As I stated at the top of this piece, the heart of LEGOLAND is Miniland USA. The area is made up of six landscapes based on U.S. cities including New England, Las Vegas, New York, Washington D.C., New Orleans (under repair), and California. There is also a special area themed to the Star Wars series.
Of course, I had to look up the statistics and LEGO claims that it took more then 100,000 hours of model making to put together what you see today. More then 23 million bricks have been used to build these models. And they are spectacular. In general, they are built at a 1 to 20 scale. Most of the skyscraper are at a 1 to 70 scale.
In many cases, pushing a button will active some form of animation. Whether it is cows and chickens moving in a barn, a marching band in front of the U.S. Capital building, or making a Stormtrooper fly around a tree.

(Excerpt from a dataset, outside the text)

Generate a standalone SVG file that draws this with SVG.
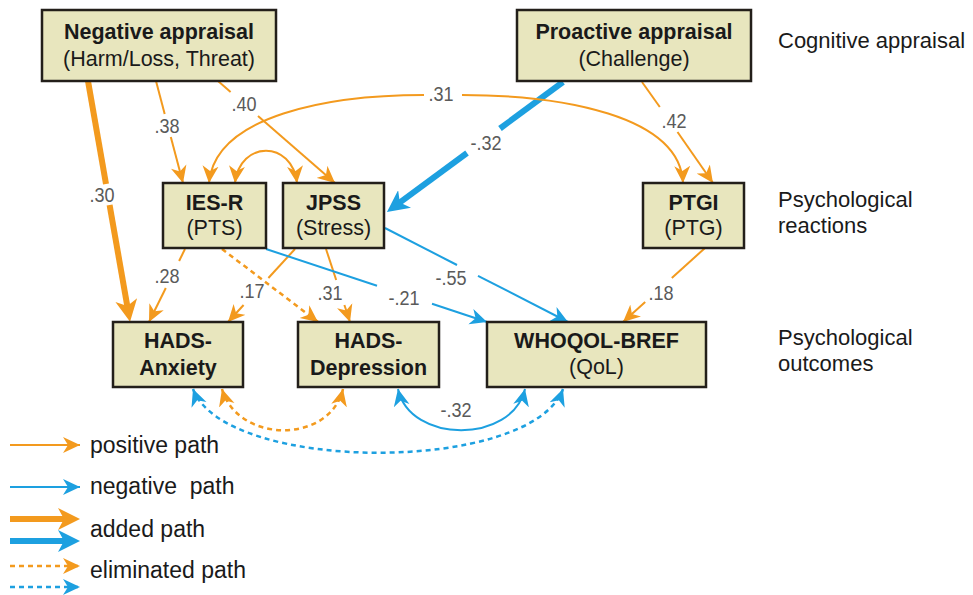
<svg xmlns="http://www.w3.org/2000/svg" width="973" height="595" viewBox="0 0 973 595">
<style>
  .box { fill: #E8E6BE; stroke: #231F1A; stroke-width: 2.5; }
  .nt { font-family: "Liberation Sans", Arial, sans-serif; font-size: 21.5px; fill: #1a1a1a; text-anchor: middle; }
  .b { font-weight: bold; }
  .side { font-family: "Liberation Sans", Arial, sans-serif; font-size: 22px; fill: #1a1a1a; }
  .leg { font-family: "Liberation Sans", Arial, sans-serif; font-size: 23px; fill: #1a1a1a; }
  .num { font-family: "Liberation Sans", Arial, sans-serif; font-size: 21px; fill: #5a5a5a; text-anchor: middle; }
  .o { fill: none; stroke: #F39A1E; stroke-width: 2; }
  .bl { fill: none; stroke: #1DA0E0; stroke-width: 2; }
  .thick { stroke-width: 6; }
  .dash { stroke-width: 2.5; stroke-dasharray: 5 4; }
</style>
<defs>
  <marker id="ao" markerUnits="userSpaceOnUse" viewBox="0 0 17 17" markerWidth="17" markerHeight="17" refX="17" refY="8.5" orient="auto-start-reverse">
    <path d="M0,0.5 L17,8.5 L0,16.5 L5,8.5 Z" fill="#F39A1E"/>
  </marker>
  <marker id="ab" markerUnits="userSpaceOnUse" viewBox="0 0 17 17" markerWidth="17" markerHeight="17" refX="17" refY="8.5" orient="auto-start-reverse">
    <path d="M0,0.5 L17,8.5 L0,16.5 L5,8.5 Z" fill="#1DA0E0"/>
  </marker>
  <marker id="aoT" markerUnits="userSpaceOnUse" viewBox="0 0 22 22" markerWidth="22" markerHeight="22" refX="13" refY="11" orient="auto">
    <path d="M0,0 L22,11 L0,22 L6,11 Z" fill="#F39A1E"/>
  </marker>
  <marker id="abT" markerUnits="userSpaceOnUse" viewBox="0 0 22 22" markerWidth="22" markerHeight="22" refX="13" refY="11" orient="auto">
    <path d="M0,0 L22,11 L0,22 L6,11 Z" fill="#1DA0E0"/>
  </marker>
</defs>
<rect width="973" height="595" fill="#ffffff"/>

<g id="connectors">
  <!-- Negative -> HADS-Anxiety (added, .30) -->
  <path class="o thick" d="M88,81 L106,184"/>
  <path class="o thick" d="M109.6,205 L128.5,313" marker-end="url(#aoT)"/>
  <!-- Negative -> IES-R (.38) -->
  <path class="o" d="M156,81 L164.7,114"/>
  <path class="o" d="M170.8,137 L183,183" marker-end="url(#ao)"/>
  <!-- Negative -> JPSS (.40) -->
  <path class="o" d="M218,81 L230.6,92"/>
  <path class="o" d="M258,116 L335,183" marker-end="url(#ao)"/>
  <!-- Proactive -> JPSS (added, -.32) -->
  <path class="bl thick" d="M563,82 L500,128.5"/>
  <path class="bl thick" d="M467,153 L394.2,206.7" marker-end="url(#abT)"/>
  <!-- Proactive -> PTGI (.42) -->
  <path class="o" d="M642,82 L659.8,107"/>
  <path class="o" d="M677.5,132 L713,183" marker-end="url(#ao)"/>
  <!-- IES-R <-> PTGI (.31) -->
  <path class="o" d="M209,183 C215,115 330,95 424,95" marker-start="url(#ao)"/>
  <path class="o" d="M462,95 C560,95 680,115 683,183" marker-end="url(#ao)"/>
  <!-- IES-R <-> JPSS -->
  <path class="o" d="M235,183 C240,140 292,140 297,183" marker-start="url(#ao)" marker-end="url(#ao)"/>
  <!-- IES-R -> HADS-Anxiety (.28) -->
  <path class="o" d="M185,249 L179.1,261"/>
  <path class="o" d="M165.8,288 L149,322" marker-end="url(#ao)"/>
  <!-- JPSS -> HADS-Anxiety (.17) -->
  <path class="o" d="M295,249 L268.4,278"/>
  <path class="o" d="M243.6,305 L228,322" marker-end="url(#ao)"/>
  <!-- IES-R -> HADS-Depression (eliminated) -->
  <path class="o dash" d="M222,249 L318,322" marker-end="url(#ao)"/>
  <!-- JPSS -> HADS-Depression (.31) -->
  <path class="o" d="M326,249 L336.2,280"/>
  <path class="o" d="M344.4,305 L350,322" marker-end="url(#ao)"/>
  <!-- IES-R -> WHOQOL (-.21) -->
  <path class="bl" d="M266,249 L377,285.7"/>
  <path class="bl" d="M432,303.8 L487,322" marker-end="url(#ab)"/>
  <!-- JPSS -> WHOQOL (-.55) -->
  <path class="bl" d="M385,228 L457,265"/>
  <path class="bl" d="M478,275.8 L568,322" marker-end="url(#ab)"/>
  <!-- PTGI -> WHOQOL (.18) -->
  <path class="o" d="M705,248 L671.8,278"/>
  <path class="o" d="M645.2,302 L623,322" marker-end="url(#ao)"/>
  <!-- HADS-Depression <-> WHOQOL (-.32) -->
  <path class="bl" d="M398,389 C410,444 512,444 525,389" marker-start="url(#ab)" marker-end="url(#ab)"/>
  <!-- HADS-Anxiety <-> HADS-Depression (eliminated) -->
  <path class="o dash" d="M222,389 C238,444 330,444 343,389" marker-start="url(#ao)" marker-end="url(#ao)"/>
  <!-- HADS-Anxiety <-> WHOQOL (eliminated) -->
  <path class="bl dash" d="M193,389 C225,474 532,474 563,389" marker-start="url(#ab)" marker-end="url(#ab)"/>
</g>

<g id="path-labels">
  <text class="num" transform="translate(167,133) scale(0.86,1)">.38</text>
  <text class="num" transform="translate(244,111) scale(0.86,1)">.40</text>
  <text class="num" transform="translate(102,202) scale(0.86,1)">.30</text>
  <text class="num" transform="translate(441,101) scale(0.86,1)">.31</text>
  <text class="num" transform="translate(486,150) scale(0.86,1)">-.32</text>
  <text class="num" transform="translate(674,128) scale(0.86,1)">.42</text>
  <text class="num" transform="translate(167,283) scale(0.86,1)">.28</text>
  <text class="num" transform="translate(252,298) scale(0.86,1)">.17</text>
  <text class="num" transform="translate(330,300) scale(0.86,1)">.31</text>
  <text class="num" transform="translate(404,305) scale(0.86,1)">-.21</text>
  <text class="num" transform="translate(451,285) scale(0.86,1)">-.55</text>
  <text class="num" transform="translate(661,300) scale(0.86,1)">.18</text>
  <text class="num" transform="translate(456,417) scale(0.86,1)">-.32</text>
</g>

<g id="negative-appraisal">
  <rect class="box" x="42" y="10" width="234" height="71"/>
  <text class="nt b" x="159" y="39">Negative appraisal</text>
  <text class="nt" x="159" y="66">(Harm/Loss, Threat)</text>
</g>
<g id="proactive-appraisal">
  <rect class="box" x="517" y="10" width="234" height="71"/>
  <text class="nt b" x="634" y="39">Proactive appraisal</text>
  <text class="nt" x="634" y="66">(Challenge)</text>
</g>
<g id="ies-r">
  <rect class="box" x="163" y="183" width="103" height="65"/>
  <text class="nt b" x="214.5" y="210">IES-R</text>
  <text class="nt" x="214.5" y="235">(PTS)</text>
</g>
<g id="jpss">
  <rect class="box" x="283" y="183" width="101" height="65"/>
  <text class="nt b" x="333.5" y="210">JPSS</text>
  <text class="nt" x="333.5" y="235">(Stress)</text>
</g>
<g id="ptgi">
  <rect class="box" x="643" y="183" width="101" height="65"/>
  <text class="nt b" x="693.5" y="210">PTGI</text>
  <text class="nt" x="693.5" y="235">(PTG)</text>
</g>
<g id="hads-anxiety">
  <rect class="box" x="113" y="322" width="130" height="65"/>
  <text class="nt b" x="178" y="348">HADS-</text>
  <text class="nt b" x="178" y="375">Anxiety</text>
</g>
<g id="hads-depression">
  <rect class="box" x="298" y="322" width="141" height="65"/>
  <text class="nt b" x="368.5" y="348">HADS-</text>
  <text class="nt b" x="368.5" y="375">Depression</text>
</g>
<g id="whoqol-bref">
  <rect class="box" x="487" y="322" width="219" height="65"/>
  <text class="nt b" x="596.5" y="348">WHOQOL-BREF</text>
  <text class="nt" x="596.5" y="374">(QoL)</text>
</g>

<g id="level-labels">
  <text class="side" x="778" y="48">Cognitive appraisal</text>
  <text class="side" x="778" y="207">Psychological</text>
  <text class="side" x="778" y="233">reactions</text>
  <text class="side" x="778" y="345">Psychological</text>
  <text class="side" x="778" y="371">outcomes</text>
</g>

<g id="legend">
  <path class="o" d="M10,445 L80,445" marker-end="url(#ao)"/>
  <path class="bl" d="M10,487 L80,487" marker-end="url(#ab)"/>
  <path class="o thick" d="M10,519 L71,519" marker-end="url(#aoT)"/>
  <path class="bl thick" d="M10,541 L71,541" marker-end="url(#abT)"/>
  <path class="o dash" d="M10,566 L80,566" marker-end="url(#ao)"/>
  <path class="bl dash" d="M10,587 L80,587" marker-end="url(#ab)"/>
  <text class="leg" x="90" y="453">positive path</text>
  <text class="leg" x="90" y="494" xml:space="preserve">negative  path</text>
  <text class="leg" x="90" y="537">added path</text>
  <text class="leg" x="90" y="578">eliminated path</text>
</g>
</svg>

I found myself sitting on the ground to get a really good perspective of the models and their attention to detail. I was recently in San Francisco and was riveted by their version of that beautiful city. The New York skyline is an exhibit for an architecture class. The highlight of Washington D.C. is the animated marching band in front of the Capital building. Look deep inside of the Lincoln Memorial and you can see the statue of the legendary President. The Las Vegas scenes are as over the top as the city itself. My one let down was Southern California. Northern California is well represented by the San Francisco set but all points south are summed by RVs parked by the beach, the Griffith Observatory, the Hollywood Bowl, and LEGOLAND sign replacing the iconic Hollywood sign.
The lineup of famous buildings at the same scale in such close proximity was just a joy. Not only are the buildings something to look at, but also throughout the scenes are little vignettes of life such as band concerts, people picnicking, or folks lining up to view a parade.
Sadly, some of the models are beginning to fade from the sun. In many cases, the animation was broken such as the cable cars in San Francisco not running, the President’s motorcade stalled or other small details. But those are minor quibbles and something that a little TLC should fix.
In the end, I enjoyed my visit. The bathrooms were clean and plentiful, the employees were capable, and the food not bad. I know I will not be going back anytime soon but that has more to do with the fact the park is not targeting somebody like me then anything about the park itself.
For those that have visited, what do you think?